Héraclès est le prototype du héros occidental. Celui que sa force et sa bravoure lui font affronter des monstres invincibles, dans leurs formes diverses... Mais c'est aussi ce héros que sa puissance grandissante ne le prémunit pas de s'en prendre à ses propres enfants dans un geste de folie. Croyant se débarrasser d'un ennemi armé, il massacre des êtres sans défense. Il le fait avec le sentiment du devoir accompli.
Quel est le sens de cet épisode du mythe que l'on trouve chez le poète tragique Euripide ? Quelle clairvoyance est à l'œuvre dans ce que nous pouvons considérer comme une prémonition, à ceci près que les enfants massacrés aujourd'hui sont ceux des Palestiniens et non ceux de l'Occident ? Mais les enfants ne sont-ils pas nos enfants à tous, en même temps qu'ils sont les enfants de leurs parents et de leur terre ?
Vainqueur des monstres, l'Occident devient lui-même un monstre ! Et rien ne semble pouvoir l'arrêter, parce qu'il s'est mis dans la tête qu'il accomplit une œuvre nécessaire pour le bien de tous, pour la paix future des nations : ainsi d'Héraclès, l'épée à la main au moment où ses enfants tombent sous ses coups.
La prémonition du mythe nous suggère qu'il y a une folie de l'Occident et que nous n'en serons sauvés que lorsqu'elle l'aura quitté. Comme si l'esprit antique du poète avait pressenti dans la puissance de l'Occident cette sorte d'emballement par quoi le remède au mal qu'il croit administrer au monde devient lui-même le mal, suprêmement et "à la folie".

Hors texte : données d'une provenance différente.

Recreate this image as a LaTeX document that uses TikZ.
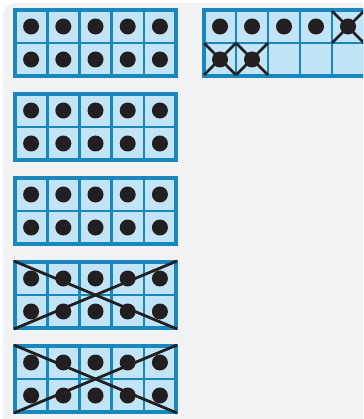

Comme si l'œil antique du poète voyait dans la fascination de l'Occident par sa propre puissance le risque d'un aveuglement devant le danger de ses errements…
Cette clairvoyance prophétique, c'est cela aussi l'Occident ! Puisse Dieu faire qu'il renoue avec cette ancienne sagesse, dont l'Orient a lui-même beaucoup à apprendre.